I never, ever thought I’d write a novel that required research. I love writing conversations and developing characters and blowing readers minds with awesome plot twists and subplots that mean something. I don’t want to pour over dusty books in a library or spend hours looking for the one fact I need.
I always believed that research was for school papers or historical novels. I always planned to write stories that explored important experiences and moments I could already relate to and describe.
But here I am with a WIP about a girl who grows up on a cattle ranch in Nebraska but travels to New York in search of her birth parents. I won’t say anything else! You’ll have to read it someday. 🙂
I’ve never worked on a farm, and I’ve never been to the Big Apple.
So I’ve found myself doing research for my novel.
But it’s not as bad as I thought it would be. It’s so much more than reading old books and finding anything but the information you actually need.
Dare I say it, research can be fun!
4 Simple Ways to Make Research Fun
My brother-in-law grew up on a cattle ranch, so I was able to ask him a lot of questions. Talking to my brother-in-law was essential for getting an accurate feel of life on a cattle ranch. And I really had fun picking his brain for some interesting details and learning more about him.

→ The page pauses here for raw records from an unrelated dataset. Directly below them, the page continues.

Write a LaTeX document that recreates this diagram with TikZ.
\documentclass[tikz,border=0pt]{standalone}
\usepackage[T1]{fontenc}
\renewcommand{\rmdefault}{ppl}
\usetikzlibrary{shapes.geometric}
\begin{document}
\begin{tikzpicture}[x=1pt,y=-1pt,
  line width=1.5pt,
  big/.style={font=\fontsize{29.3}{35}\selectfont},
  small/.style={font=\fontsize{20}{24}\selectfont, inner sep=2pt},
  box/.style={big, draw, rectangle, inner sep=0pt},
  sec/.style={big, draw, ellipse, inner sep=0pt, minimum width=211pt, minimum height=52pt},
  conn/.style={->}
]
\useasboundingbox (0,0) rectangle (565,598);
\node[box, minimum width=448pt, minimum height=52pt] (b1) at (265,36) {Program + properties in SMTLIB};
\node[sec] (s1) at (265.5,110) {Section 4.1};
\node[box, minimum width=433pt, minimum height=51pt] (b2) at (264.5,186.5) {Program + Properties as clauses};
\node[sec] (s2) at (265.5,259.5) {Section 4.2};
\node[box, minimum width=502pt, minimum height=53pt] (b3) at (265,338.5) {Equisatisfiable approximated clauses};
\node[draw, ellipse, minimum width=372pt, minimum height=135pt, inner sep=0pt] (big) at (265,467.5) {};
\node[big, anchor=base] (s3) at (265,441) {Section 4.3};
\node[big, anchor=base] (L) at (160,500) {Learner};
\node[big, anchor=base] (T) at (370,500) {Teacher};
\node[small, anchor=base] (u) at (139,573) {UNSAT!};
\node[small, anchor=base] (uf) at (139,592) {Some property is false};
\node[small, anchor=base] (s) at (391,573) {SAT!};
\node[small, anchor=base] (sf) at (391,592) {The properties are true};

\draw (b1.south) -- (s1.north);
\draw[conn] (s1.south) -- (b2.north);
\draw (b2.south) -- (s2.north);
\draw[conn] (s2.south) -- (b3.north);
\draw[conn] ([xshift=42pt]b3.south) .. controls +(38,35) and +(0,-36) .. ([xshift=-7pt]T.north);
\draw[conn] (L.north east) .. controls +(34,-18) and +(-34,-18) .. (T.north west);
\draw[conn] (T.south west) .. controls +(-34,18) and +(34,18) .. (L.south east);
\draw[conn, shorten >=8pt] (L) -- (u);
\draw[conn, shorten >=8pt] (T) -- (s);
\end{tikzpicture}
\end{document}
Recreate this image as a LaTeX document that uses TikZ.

If you are writing a story about a ten-year-old boy who loves Star Wars, or a veteran from a war, or a famous chef, try and talk to a real person that fits that description. If you want to write about a city you’ve never been to, try to find someone that’s lived there. Interviewing someone is such a fun and enlightening way to gather the information you seek.
Experience it Yourself
I thought I’d only write about things I had some semblance of experience with. So, if you are writing about something you’ve never experienced, ask yourself if you can experience it. There are some things you can’t or don’t want to experience. That’s fine! Don’t try to experience the negative moments your character goes through. Focus on the exciting, fun, interesting experiences. Let’s use food as an example. Almost every book I’ve ever read includes food. So, experiencing the moment yourself could be as simple as trying a new food so that you can describe its smell, appearance, taste, and texture.
Or it could be as big as traveling to a new city, state, or country if that is something your character does. In one WIP that I’ve set aside, for now, the main character moves from California to Oregon. There is a moment of sadness when she crosses the state line. Since the Oregon/California border isn’t too far from where I live, I’m seriously considering a little road trip. I need a change in landscape or something on a road sign to inspire that moment of sadness. Experiencing the moment myself seems the best way to accurately convey the emotion in my writing.
Experiencing something new in order to describe it is a fun way to do research. But it’s not always feasible. Traveling to France so you can accurately describe the French cafe where your main character eats a croissant might not be in your budget. Sometimes trusted and true research is necessary.
Use Library Books
You can use books you own too, but the library is the best place to access a wide range of books on the subject in question. Library books can be an essential part of research. But they don’t all have to be boring. You are writing a novel, not a dissertation or school paper. You may not need all the gritty-details for a subject. So pick a book that is geared for kids. It explains the location, or time in history, or person of interest in a simple, and often entertaining way.
Library books are also a good resource for research because they are likely to be more credible than some Internet sources. We’ll get into how the Internet can be useful, but sometimes it is better to avoid it. If you aren’t sure a website or blog is credible, don’t risk it hurting your reputation as a credible author.
Use the Internet
Although I just ragged on the Internet, there are definitely times when it is the place to go. If you want to know what people think about something, Facebook, Reddit forums, and blogs can be a great resource. The Internet can also be a great place to join communities of writers who can help you do research. The Internet can also be a great way to find pictures to help you describe settings. Google maps can be useful in calculating distances if your character travels. There are many valid reasons for using the Internet. Google is your friend as long as you use it responsibly. 🙂
Does your WIP require research? How do you keep the research interesting?